The economies of non-democratic countries have been growing twice as fast as countries with democracies, according to official gross domestic product figures, since 2002. But new research using satellite imagery reveals that non-democratic regimes exaggerate annual GDP growth by approximately 35%.

Assistant professor Luis Martinez, from the University of Chicago, used satellite imagery to determine the brightness of a country’s lights at night, which strongly correlates with economic activity. In growing economies, more areas are lit up over time, whereas regions of conflict are darker, according to the IMF. Martinez found that even with the same amount of night-time light growth, autocracies reported higher GDP than democracies.

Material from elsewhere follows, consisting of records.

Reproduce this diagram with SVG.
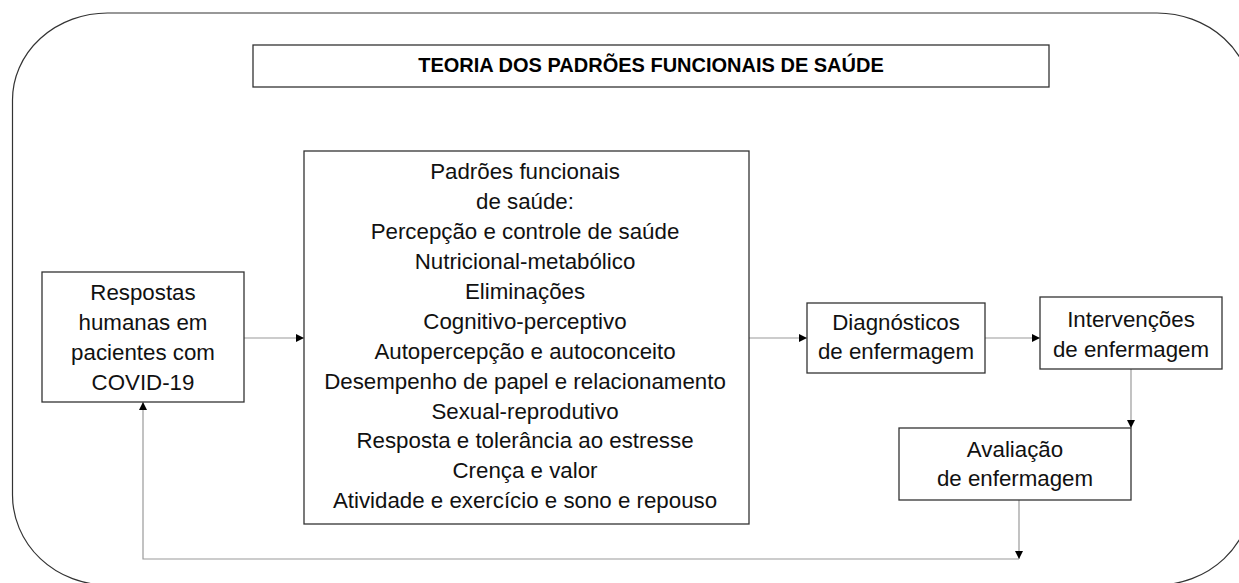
<svg xmlns="http://www.w3.org/2000/svg" width="1239" height="583" viewBox="0 0 1239 583">
<style>
.box{fill:#fff;stroke:#333;stroke-width:1.3}
.t{font-family:"Liberation Sans",Arial,sans-serif;font-size:22.3px;fill:#111;text-anchor:middle}
.title{font-family:"Liberation Sans",Arial,sans-serif;font-size:20px;font-weight:bold;fill:#000;text-anchor:middle}
.c{fill:none;stroke:#9a9a9a;stroke-width:1.2}
</style>
<defs>
<marker id="ah" viewBox="0 0 10 10" refX="10" refY="5" markerWidth="9" markerHeight="8" markerUnits="userSpaceOnUse" orient="auto">
<path d="M0,0 L10,5 L0,10 Z" fill="#000"/>
</marker>
</defs>
<rect width="1239" height="583" fill="#fff"/>
<g id="frame">
<path d="M12.5,100 A95,87 0 0 1 107.5,13 L1157,13 A95,87 0 0 1 1252,100 L1252,495 A95,90 0 0 1 1157,585 L107.5,585 A95,90 0 0 1 12.5,495 Z" fill="none" stroke="#333" stroke-width="1.2"/>
</g>
<g id="title">
<rect class="box" x="253" y="45" width="796" height="42"/>
<text class="title" x="651" y="72">TEORIA DOS PADRÕES FUNCIONAIS DE SAÚDE</text>
</g>
<g id="connectors">
<line class="c" x1="244" y1="338" x2="304" y2="338" marker-end="url(#ah)"/>
<line class="c" x1="749" y1="338" x2="807" y2="338" marker-end="url(#ah)"/>
<line class="c" x1="985" y1="338" x2="1040" y2="338" marker-end="url(#ah)"/>
<line class="c" x1="1131" y1="369" x2="1131" y2="428" marker-end="url(#ah)"/>
<line class="c" x1="1019" y1="500" x2="1019" y2="559" marker-end="url(#ah)"/>
<polyline class="c" points="1019,559 143,559 143,402" marker-end="url(#ah)"/>
</g>
<g id="respostas">
<rect class="box" x="42" y="272" width="202" height="130"/>
<text class="t" x="143" y="300">Respostas</text>
<text class="t" x="143" y="330">humanas em</text>
<text class="t" x="143" y="360">pacientes com</text>
<text class="t" x="143" y="390">COVID-19</text>
</g>
<g id="padroes">
<rect class="box" x="304" y="151" width="445" height="373"/>
<text class="t" x="525" y="179">Padrões funcionais</text>
<text class="t" x="525" y="209">de saúde:</text>
<text class="t" x="525" y="239">Percepção e controle de saúde</text>
<text class="t" x="525" y="269">Nutricional-metabólico</text>
<text class="t" x="525" y="299">Eliminações</text>
<text class="t" x="525" y="329">Cognitivo-perceptivo</text>
<text class="t" x="525" y="359">Autopercepção e autoconceito</text>
<text class="t" x="525" y="389">Desempenho de papel e relacionamento</text>
<text class="t" x="525" y="419">Sexual-reprodutivo</text>
<text class="t" x="525" y="448">Resposta e tolerância ao estresse</text>
<text class="t" x="525" y="478">Crença e valor</text>
<text class="t" x="525" y="508">Atividade e exercício e sono e repouso</text>
</g>
<g id="diagnosticos">
<rect class="box" x="807" y="303" width="178" height="70"/>
<text class="t" x="896" y="330">Diagnósticos</text>
<text class="t" x="896" y="359">de enfermagem</text>
</g>
<g id="intervencoes">
<rect class="box" x="1040" y="297" width="182" height="72"/>
<text class="t" x="1131" y="327">Intervenções</text>
<text class="t" x="1131" y="357">de enfermagem</text>
</g>
<g id="avaliacao">
<rect class="box" x="899" y="428" width="232" height="72"/>
<text class="t" x="1015" y="457">Avaliação</text>
<text class="t" x="1015" y="486">de enfermagem</text>
</g>
</svg>
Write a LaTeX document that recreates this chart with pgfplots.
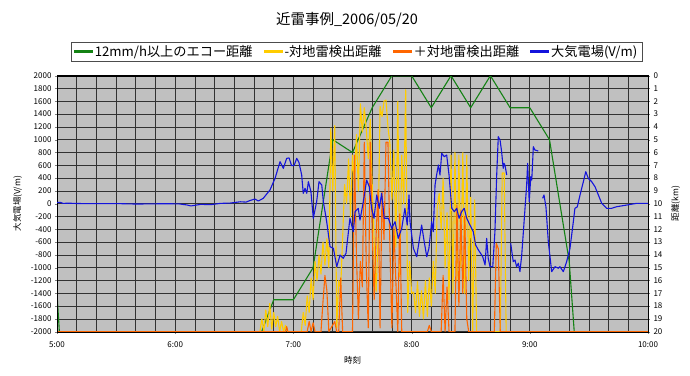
\documentclass[border=0pt]{standalone}
\usepackage{fontspec}
\setmainfont{Noto Sans CJK JP}
\usepackage{pgfplots}
\pgfplotsset{compat=1.18}
\definecolor{plotbg}{RGB}{192,192,192}
\definecolor{cgreen}{RGB}{20,130,20}
\definecolor{cyellow}{RGB}{255,204,0}
\definecolor{corange}{RGB}{255,102,0}
\definecolor{cblue}{RGB}{20,20,220}
\definecolor{cgrid}{RGB}{50,50,50}
\begin{document}
\begin{tikzpicture}
\useasboundingbox (0pt,0pt) rectangle (690pt,375pt);
\node[font=\fontsize{14.5}{16}\selectfont] at (347pt,355pt) {近雷事例\_2006/05/20};
% ---------- right axis: distances (km) ----------
\begin{axis}[at={(57pt,43.3pt)}, anchor=south west, scale only axis,
  width=591pt, height=256pt,
  xmin=0, xmax=300, ymin=0, ymax=20, y dir=reverse,
  axis background/.style={fill=plotbg},
  xtick={0,60,...,300}, minor xtick={0,10,...,300},
  xticklabels={5:00,6:00,7:00,8:00,9:00,10:00},
  ytick={0,1,...,20},
  xtick pos=bottom, ytick pos=right, yticklabel pos=right,
  tick align=outside, major tick length=2pt, minor tick length=0pt,
  grid=both, major grid style={cgrid, line width=0.7pt}, minor grid style={cgrid, line width=0.7pt},
  tick label style={font=\fontsize{8}{9}\selectfont},
  xticklabel style={yshift=-4pt},
  /pgf/number format/assume math mode=true,
  xlabel={時刻}, ylabel={距離(km)},
  label style={font=\fontsize{8.5}{10}\selectfont},
  xlabel style={yshift=-2pt},
  ylabel style={yshift=-2pt},
  unbounded coords=jump,
  every axis plot/.append style={line width=1.1pt, line join=round},
]
% 12mm/h echo distance
\addplot[cgreen] coordinates {
(0,17.0) (10,42) (100,21.6) (110,17.5) (120,17.5) (130,15.0) (140,5.0) (150,6.0)
(160,2.5) (170,0) (180,0) (190,2.5) (200,0) (210,2.5) (220,0) (230,2.5) (240,2.5)
(250,5.0) (260,14.5) (270,36)
};
% - lightning distance
\addplot[cyellow] coordinates {
(0,20) (103,20) (104,19) (105,20) (106,18.3) (107,19.6) (108,17.8) (109,19.8) (110,18.5)
(111,19.6) (112,18.8) (113,20) (114,19.2) (115,20) (116,19.5) (117,20) (124,20)
(125,18.5) (126,19.5) (127,17.2) (128,18.5) (129,15.8) (130,17.5) (131,14.5) (132,16)
(133,14) (134,15.5) (135,13) (136,14.8) (137,12.7) (138,15) (139,4.1) (140,9) (141,3.9)
(142,19.7) (143,16) (144,16.6) (145,12.6) (146,8.5) (147,10) (148,6.5) (149,11) (150,6.2)
(151,8.5) (152,4.6) (153,9) (154,2.2) (155,4.4) (156,2.5) (157,4.2) (158,6.5) (159,3.4)
(160,8.5) (161,13) (162,16.9) (163,12.5) (164,2.4) (165,3.2) (166,2) (167,1.9) (168,4)
(169,5.3) (170,9.7) (171,5.8) (172,13.4) (173,2) (174,15.7) (175,6.2) (176,10) (177,1.1)
(178,18.5) (179,14.5) (180,17) (181,16.9) (182,18.5) (183,16.1) (184,18.8) (185,16.8)
(186,19) (187,16) (188,18.8) (189,15.8) (190,18) (191,14.5) (192,17) (193,10.3) (194,9.2)
(195,12) (196,8) (197,15) (198,10.7) (199,17.5) (200,6.2) (201,17) (202,6) (203,16)
(204,6.2) (205,15) (206,6) (207,17) (208,6.2) (209,16) (210,9.5) (211,20) (212,9.7)
(213,20) (225,20) (226,7.6) (227,7.6) (228,20) (300,20)
};
% + lightning distance
\addplot[corange] coordinates {
(0,20) (116,20) (116.6,19.6) (117.2,20) (127,20) (128,19.2) (129,20) (130,19.3) (131,20)
(134,20) (135,17.7) (136,15.6) (137,16.8) (138,20) (141,19.2) (142,20) (143,20)
(144,15.8) (145,20) (150,20) (151,6.2) (152,14) (153,19) (154,14.5) (155,16.5) (156,5.2)
(157,15) (158,19.7) (159,5.2) (160,12) (161,17.5) (162,12.4) (163,8.9) (164,19.7)
(165,9.1) (166,12.8) (167,5.2) (168,5.2) (169,13.4) (170,19.7) (171,11.8) (172,16)
(173,20) (174,10.8) (175,20) (188,20) (189,19.5) (190,20) (195,20) (196,15.6) (197,20)
(198,16.5) (199,20) (202,20) (203,10.1) (204,18) (205,10.5) (206,17) (207,11) (208,19)
(209,20) (222,20) (223,13.1) (224,13.5) (225,20) (300,20)
};
\end{axis}
% ---------- left axis: electric field (V/m) ----------
\begin{axis}[at={(57pt,43.3pt)}, anchor=south west, scale only axis,
  width=591pt, height=256pt,
  xmin=0, xmax=300, ymin=-2000, ymax=2000,
  xtick=\empty,
  ytick={-2000,-1800,...,2000},
  ytick pos=left, yticklabel pos=left,
  tick align=outside, major tick length=2pt,
  tick label style={font=\fontsize{8}{9}\selectfont},
  /pgf/number format/assume math mode=true,
  /pgf/number format/set thousands separator={},
  ylabel={大気電場(V/m)},
  label style={font=\fontsize{8.5}{10}\selectfont},
  ylabel style={yshift=2pt},
  unbounded coords=jump,
  legend columns=4,
  legend style={at={(0.5,1)}, anchor=south, yshift=14.7pt, xshift=4pt, draw=black!70,
    font=\fontsize{13.2}{14.5}\selectfont, inner xsep=3pt, inner ysep=1pt,
    /tikz/every even column/.append style={column sep=9pt}},
  every axis plot/.append style={line width=1.1pt, line join=round},
]
\addlegendimage{legend image code/.code={\fill[fill=cgreen,draw=none] (0pt,-1.1pt) rectangle (19pt,1.1pt);}}
\addlegendentry{12mm/h以上のエコー距離}
\addlegendimage{legend image code/.code={\fill[fill=cyellow,draw=none] (0pt,-1.1pt) rectangle (19pt,1.1pt);}}
\addlegendentry{-対地雷検出距離}
\addlegendimage{legend image code/.code={\fill[fill=corange,draw=none] (0pt,-1.1pt) rectangle (19pt,1.1pt);}}
\addlegendentry{＋対地雷検出距離}
\addplot[cblue, legend image code/.code={\fill[fill=cblue,draw=none] (0pt,-1.1pt) rectangle (19pt,1.1pt);}] coordinates {
(0,20) (2,18) (3,5) (6,8) (10,3) (20,0) (30,2) (40,-5) (47,-3) (55,0) (62,-3) (66,-20)
(68,-35) (70,-25) (73,-10) (78,-15) (83,5) (88,10) (93,30) (96,25) (98,50) (100.5,73)
(102.2,42) (104.7,84) (108.1,214) (110.7,397) (113.2,656) (114.9,553) (116.6,709)
(117.8,715) (119.1,594) (120.4,600) (121.7,709) (122.8,647) (124.2,449) (125,162)
(125.9,240) (126.8,162) (127.6,344) (128.9,190) (130.1,-228) (131.8,31) (133,344)
(134.4,292) (135.2,31) (136.9,-281) (138.6,-672) (140.3,-697) (142,-984) (143.7,-802)
(145.3,-853) (146.7,-775) (148.7,-228) (150.4,-437) (151.3,-125) (152.9,-72)
(153.8,-255) (155.5,31) (157.2,370) (158.5,266) (159.7,-72) (160.9,-228) (162.3,136)
(163.6,-72) (164.8,162) (166.1,-228) (168.2,-228) (169.9,-384) (171.6,-281)
(173.2,-541) (175,-384) (176.6,-72) (177.8,-333) (178.7,136) (179.2,-281) (180.9,-697)
(182.6,-828) (185.1,-333) (186.4,-594) (187.7,-828) (188.8,-697) (190.2,-281)
(191,-437) (191.9,292) (192.7,449) (193.6,605) (194.4,449) (195.3,787) (196.6,734)
(197.8,761) (199,449) (200.4,-72) (201.7,-125) (202.9,-72) (204.1,-228) (205.4,-125)
(206.7,-72) (208,-228) (209.6,-333) (211.3,-437) (212.5,-645) (213.9,-723)
(215.6,-802) (216.1,-828) (217.3,-958) (218.1,-541) (218.9,-853) (219.8,-984)
(221.2,-984) (222.3,-437) (223.2,449) (224,1047) (224.9,995) (225.7,812) (226.5,553)
(226.9,631) (227.4,600) (228.3,449) (229,nan) (230.3,-619) (231.6,-906) (232.5,-880)
(233.3,-984) (234.2,-930) (235,-1062) (235.9,-802) (237.1,-281) (238.4,292)
(238.9,631) (239.7,31) (240.5,422) (241,370) (241.8,891) (242.6,839) (244.3,823)
(245,nan) (246.5,84) (247.2,136) (248.2,-50) (249.4,-594) (251.1,-1062) (252.8,-984)
(254.5,-1009) (255.3,-984) (257,-1062) (258.7,-906) (260.4,-697) (262.1,-281)
(262.9,-72) (264.1,-50) (265.5,136) (267.2,344) (268.4,500) (269.7,397) (271.4,344)
(273.1,266) (274.8,136) (276.5,6) (279,-72) (281.5,-72) (284.1,-47) (289.2,-21)
(294.3,6) (300,6)
};
\addlegendentry{大気電場(V/m)}
\end{axis}
\end{tikzpicture}
\end{document}
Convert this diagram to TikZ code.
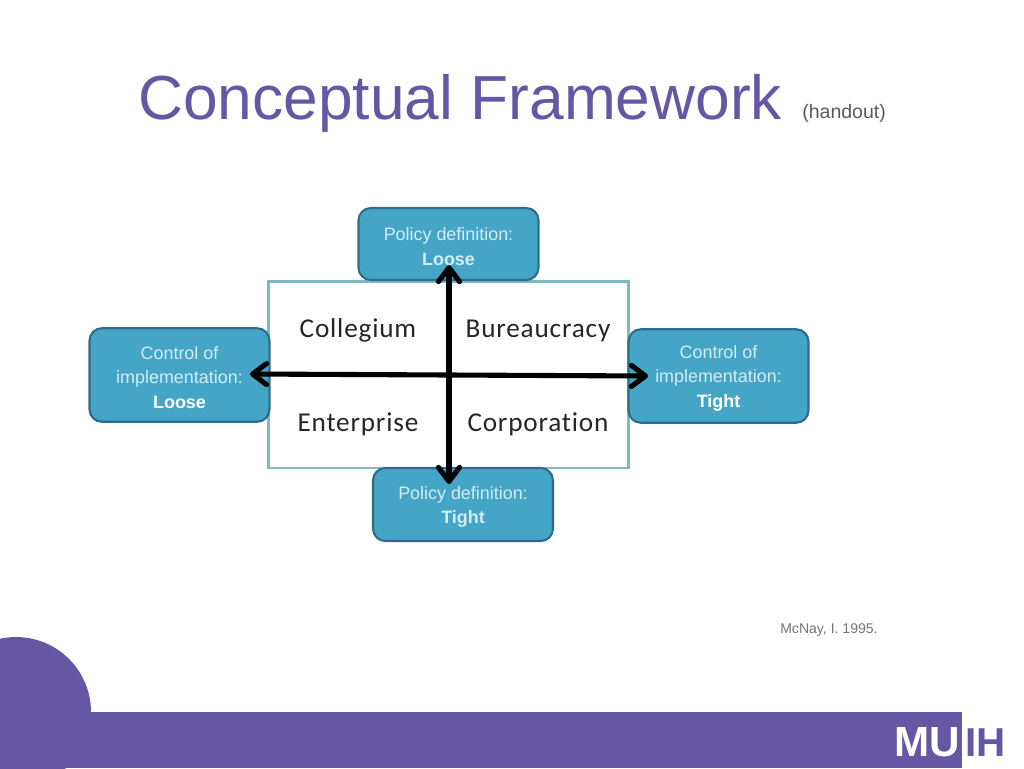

On average, autocratic countries reported GDP growth of 147%. But satellite data puts that GDP growth closer to 76%. Further research shows that differences between reported numbers and satellite data were more prevalent in more-easily manipulated figures like investment and government spending.

Only five democratic countries appeared on the list of the 20-fastest growing economies between 1992 and 2013, according to official numbers.

“If we rely only on the self-reported data, we’d conclude that autocracies are dramatically outperforming democracies economically,” said Martinez in an interview. “But when you adjust the data based on my model, you get a much more nuanced picture: Democratic countries actually account for 10 of the 20 fastest-growing economies.”

Climate Implications Driving Changes in Cryptocurrency Mining

While Bitcoin-related emissions hit an all-time high in 2021, they dropped 14% this year.

Source: Financial Review

Bitcoin’s impact on the environment is equivalent to gold mining, say researchers from the University of Cambridge. The process of mining Bitcoins uses large amounts of electricity, primarily from fossil fuels like coal and natural gas. Because of these fossil fuels, Bitcoin mining contributed 0.1% to total global emissions in 2019, similar to that of countries like Chile or Bahrain. While Bitcoin-related emissions hit an all-time high in 2021, they dropped 14% this year. The decline is due to a significant decrease in mining profitability (and therefore energy use).

But other experts say that cryptocurrency’s climate impact is less like gold mining and more like beef production, according to a new paper from the University of New Mexico. The researchers estimated that every Bitcoin mined in 2021 under the proof of work method added 113 metric tons of carbon dioxide to the atmosphere — a 126-fold increase from the 0.9 metric tons per Bitcoin in 2016. In contrast, blockchain competitor Ethereum claims to have reduced its energy consumption by 99% by switching from proof-of-work to the proof-of-stake model.

“We find no evidence that Bitcoin mining is becoming more sustainable over time,” said UNM associate professor of economics Benjamin A. Jones in a press release. “Rather, our results suggest the opposite: Bitcoin mining is becoming dirtier and more damaging to the climate over time.”